Image: Max Burkhalter
It's a remarkably odd feeling to be living some of what I've written. I wasn't prophetic. I just did a lot of research about what the world might look like, and much of it is happening right now: the air travel restrictions, the runs of supplies, the social distancing and quarantines, the use of the National Guard, a government which may have been slow to react. My audiobook narrator, Kevin Pierce, messaged me and wrote, "You are officially spooky"—and he's known as “The Voice of The Apocalypse” because of how many popular post-apocalyptic books he narrates.
Your next book, Unprepared, is set in the same world as Traveler, but, your new character Mike Crenshaw is the exact opposite of Marcus Battle. He’s completely unprepared for the pandemic with no supplies and no skills.
The new series takes place in Florida as the pandemic unfolds. It's a new cast of characters, but there are a lot of references to Traveler. In the first chapters of the book, there is a fight at a grocery store over water, banks stop dispensing cash at ATMs, clinics and hospitals get overrun, and road blocks are set up to keep people from moving around too much.
How has CoVID-19 affected your writing? Are you creating an even more dismal fictional world for your next project or are you moving away from post-apocalyptic themes?
My next project is book three in a dystopian fantasy series. It's not related to pandemics. I'm glad I'm done writing pandemics for a while. I've written 12 books about pandemics—eight Traveler books, three Scourge books, and one book in the alt-apocalypse series. The fun part of writing fiction is the escape of it. When life too closely mirrors that escape, it's no longer fun. And some part of each of those books is no longer fiction.

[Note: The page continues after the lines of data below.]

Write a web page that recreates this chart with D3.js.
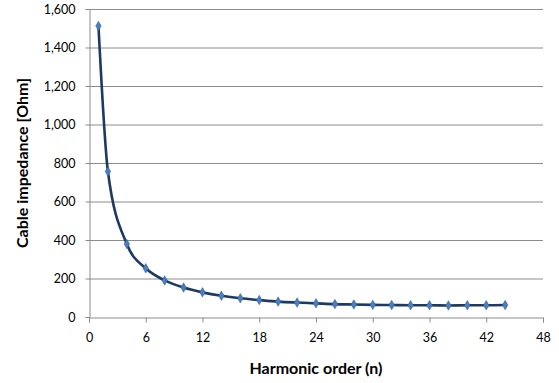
<!DOCTYPE html>
<html><head><meta charset="utf-8">
<script src="https://cdn.jsdelivr.net/npm/d3@7"></script>
<style>body{margin:0;background:#fff}svg{display:block}</style>
</head><body>
<script>
const harmonicOrder = [1,2,4,6,8,10,12,14,16,18,20,22,24,26,28,30,32,34,36,38,40,42,44];
const impedance = [1512,756,379,253,190,153,128,110,97,88,80,75,71,67,65,63,62,61,61,60,61,61,62];
const xTicks = [0,6,12,18,24,30,36,42,48];
const yTicks = [0,200,400,600,800,1000,1200,1400,1600];

const W=559,H=383;
const m={l:89,r:16,t:9,b:66};
const svg=d3.select("body").append("svg").attr("width",W).attr("height",H);
const x=d3.scaleLinear().domain([0,48]).range([m.l,W-m.r]);
const y=d3.scaleLinear().domain([0,1600]).range([H-m.b,m.t]);
const font="Lato, 'Open Sans', sans-serif";

svg.append("g").selectAll("line").data(yTicks.filter(d=>d>0)).join("line")
  .attr("x1",x(0)).attr("x2",x(48)).attr("y1",d=>y(d)+0.5).attr("y2",d=>y(d)+0.5)
  .attr("stroke","#8c8c8c").attr("stroke-width",1);

const xa=svg.append("g").attr("transform",`translate(0,${y(0)+0.5})`)
  .call(d3.axisBottom(x).tickValues(xTicks).tickSize(5).tickPadding(11).tickFormat(d3.format("d")));
const ya=svg.append("g").attr("transform",`translate(${x(0)+0.5},0)`)
  .call(d3.axisLeft(y).tickValues(yTicks).tickSize(4).tickPadding(10).tickFormat(d3.format(",")));
[xa,ya].forEach(a=>{
  a.selectAll("path,line").attr("stroke","#8c8c8c");
  a.selectAll("text").attr("font-family",font).attr("font-size",12.5).attr("fill","#000");
});

const pts=harmonicOrder.map((n,i)=>[n,impedance[i]]);
svg.append("path").datum(pts)
  .attr("d",d3.line().x(d=>x(d[0])).y(d=>y(d[1])).curve(d3.curveMonotoneX))
  .attr("fill","none").attr("stroke","#1c3a63").attr("stroke-width",2.6);

svg.append("g").selectAll("path").data(pts).join("path")
  .attr("transform",d=>`translate(${x(d[0])},${y(d[1])})`)
  .attr("d",d3.symbol(d3.symbolDiamond,26))
  .attr("fill","#4a7ebf").attr("stroke","#2a5a9a").attr("stroke-width",0.5);

svg.append("text").attr("x",(x(0)+x(48))/2).attr("y",374).attr("text-anchor","middle")
  .attr("font-family",font).attr("font-weight","bold").attr("font-size",16).text("Harmonic order (n)");
svg.append("text").attr("transform",`translate(28,${(y(0)+y(1600))/2}) rotate(-90)`).attr("text-anchor","middle")
  .attr("font-family",font).attr("font-weight","bold").attr("font-size",16).text("Cable impedance [Ohm]");
</script>
</body></html>
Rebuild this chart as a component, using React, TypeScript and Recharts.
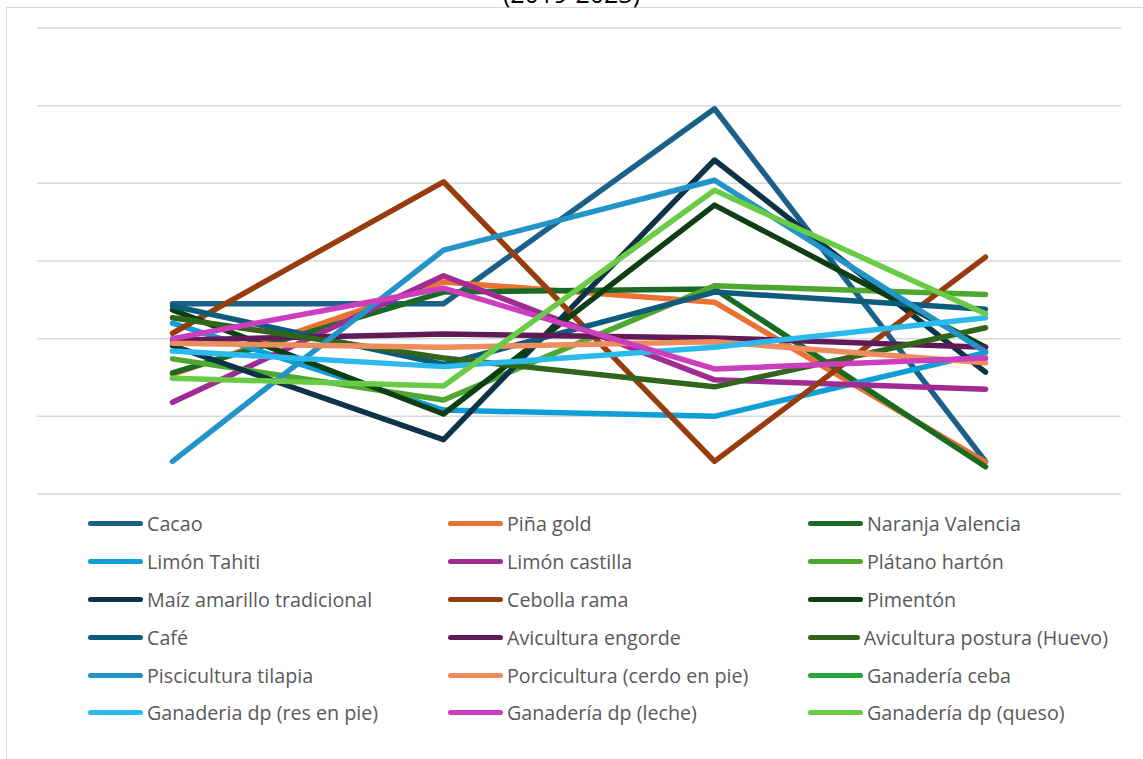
import { LineChart, Line, XAxis, YAxis, CartesianGrid } from 'recharts';

// periodos (eje X oculto en el original)
const periodos = ['2019-2020', '2020-2021', '2021-2022', '2022-2023'];

// valores (escala relativa, sin etiquetas en el eje)
const cacao = [24.5, 24.5, 49.6, 4.2];
const pinaGold = [15.4, 27.3, 24.7, 4.1];
const naranjaValencia = [15.6, 26.0, 26.4, 3.5];
const limonTahiti = [22.0, 10.8, 10.0, 18.2];
const limonCastilla = [11.8, 28.1, 14.7, 13.5];
const platanoHarton = [17.4, 12.1, 26.8, 25.7];
const maizAmarillo = [19.1, 7.0, 43.0, 15.7];
const cebollaRama = [20.7, 40.2, 4.2, 30.5];
const pimenton = [23.7, 10.3, 37.2, 18.9];
const cafe = [24.2, 16.7, 26.0, 23.8];
const aviculturaEngorde = [19.8, 20.6, 20.1, 18.9];
const aviculturaPostura = [22.7, 17.5, 13.8, 21.4];
const piscicultura = [4.2, 31.4, 40.4, 18.3];
const porcicultura = [19.4, 18.9, 19.6, 16.9];
const ganaderiaCeba: (number | null)[] = [null, null, null, null];
const resEnPie = [18.4, 16.4, 18.9, 22.7];
const leche = [20.0, 26.5, 16.1, 17.5];
const queso = [14.9, 13.9, 39.1, 23.2];

const yTicks = [0, 10, 20, 30, 40, 50, 60];

const series = [
  { key: 'Cacao', values: cacao, color: '#1a6089' },
  { key: 'Piña gold', values: pinaGold, color: '#e97132' },
  { key: 'Naranja Valencia', values: naranjaValencia, color: '#196b24' },
  { key: 'Limón Tahiti', values: limonTahiti, color: '#0f9ed5' },
  { key: 'Limón castilla', values: limonCastilla, color: '#a02b93' },
  { key: 'Plátano hartón', values: platanoHarton, color: '#4ea72e' },
  { key: 'Maíz amarillo tradicional', values: maizAmarillo, color: '#0c3446' },
  { key: 'Cebolla rama', values: cebollaRama, color: '#973c0e' },
  { key: 'Pimentón', values: pimenton, color: '#0f3e14' },
  { key: 'Café', values: cafe, color: '#0e5c7c' },
  { key: 'Avicultura engorde', values: aviculturaEngorde, color: '#601a58' },
  { key: 'Avicultura postura (Huevo)', values: aviculturaPostura, color: '#2f661c' },
  { key: 'Piscicultura tilapia', values: piscicultura, color: '#2394c7' },
  { key: 'Porcicultura (cerdo en pie)', values: porcicultura, color: '#ed8c5c' },
  { key: 'Ganadería ceba', values: ganaderiaCeba, color: '#26a33a' },
  { key: 'Ganaderia dp (res en pie)', values: resEnPie, color: '#2cbaec' },
  { key: 'Ganadería dp (leche)', values: leche, color: '#cd3ebe' },
  { key: 'Ganadería dp (queso)', values: queso, color: '#6acb47' },
];

const data = periodos.map((p, i) => {
  const row: Record<string, string | number | null> = { periodo: p };
  series.forEach((s) => {
    row[s.key] = s.values[i];
  });
  return row;
});

const font = '"Open Sans", "Liberation Sans", sans-serif';

export default function App() {
  return (
    <div
      style={{
        position: 'absolute',
        left: 0,
        top: 0,
        width: 1143,
        height: 759,
        overflow: 'hidden',
        background: '#fff',
        fontFamily: font,
      }}
    >
      <div
        style={{
          position: 'absolute',
          left: 6,
          top: 7,
          width: 1150,
          height: 800,
          border: '1px solid #d9d9d9',
        }}
      />
      <div
        style={{
          position: 'absolute',
          left: 0,
          width: 1143,
          top: -22,
          textAlign: 'center',
          fontSize: 25,
          lineHeight: '30px',
          color: '#000',
        }}
      >
        (2019-2023)
      </div>
      <div style={{ position: 'absolute', left: 0, top: 0 }}>
        <LineChart
          width={1143}
          height={759}
          data={data}
          margin={{ top: 28, right: 22, bottom: 265, left: 37 }}
        >
          <CartesianGrid vertical={false} stroke="#d9d9d9" strokeWidth={1.5} />
          <XAxis dataKey="periodo" hide padding={{ left: 135.5, right: 135.5 }} />
          <YAxis hide domain={[0, 60]} ticks={yTicks} />
          {series.map((s) => (
            <Line
              key={s.key}
              type="linear"
              dataKey={s.key}
              stroke={s.color}
              strokeWidth={5.5}
              strokeLinecap="round"
              strokeLinejoin="round"
              dot={false}
              activeDot={false}
              isAnimationActive={false}
            />
          ))}
        </LineChart>
      </div>
      <div
        style={{
          position: 'absolute',
          left: 88,
          top: 505,
          display: 'grid',
          gridTemplateColumns: '360px 360px 300px',
          rowGap: 0,
        }}
      >
        {series.map((s) => (
          <div
            key={s.key}
            style={{
              display: 'flex',
              alignItems: 'center',
              height: 37.8,
              fontSize: 19.7,
              color: '#595959',
              whiteSpace: 'nowrap',
            }}
          >
            <span
              style={{
                display: 'inline-block',
                width: 55,
                height: 5,
                borderRadius: 3,
                background: s.color,
                marginRight: 4,
              }}
            />
            {s.key}
          </div>
        ))}
      </div>
    </div>
  );
}
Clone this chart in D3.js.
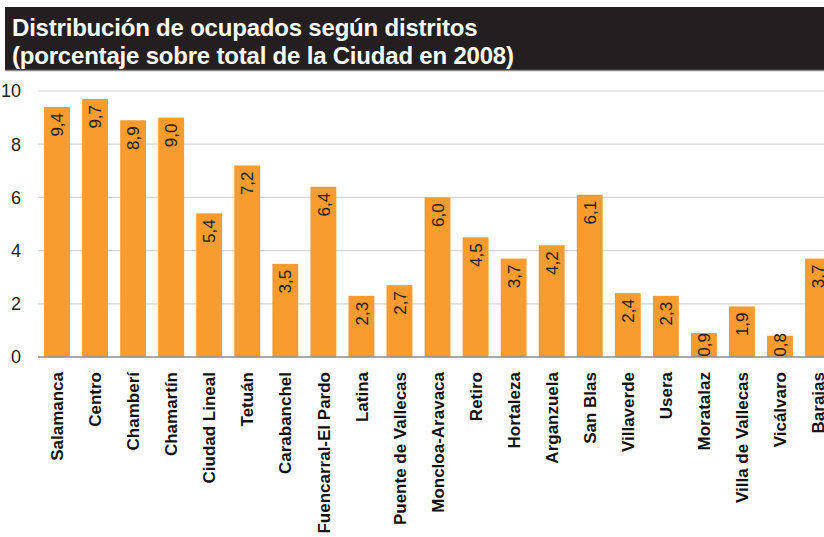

Image: Courtesy Piston Press
I've talked with other writers, too, and they've hung up the pandemics-themed novels they had planned or were in the middle of writing. They're moving in different directions. I've had a plan for more than a year to release at least six or seven books this year. Those plans haven't changed, but how I'm marketing them is different. It's tough to ask readers to buy books about a pandemic when they're living through it. I've found my newsletters and social media interactions have a different tone. More important than selling books is connecting with fans, letting them know I'm here to listen to them. A lot of them wrote back and thanked me for asking about them. In reality, it was a gift to me that they shared with me their stories.
Your character Marcus Battle is a perfect example of how to cope with a post-apocalyptic world. He lives off the grid, is very self-sufficient, and knows how to defend himself. Can he teach us all a few lessons for life in the time of COVID-19?
I've heard from a lot of readers who were prepared for this because of what I wrote. They took the lessons learned from the stories and put them into practice. That, at least, is heartening.
This interview has been edited for space and clarity.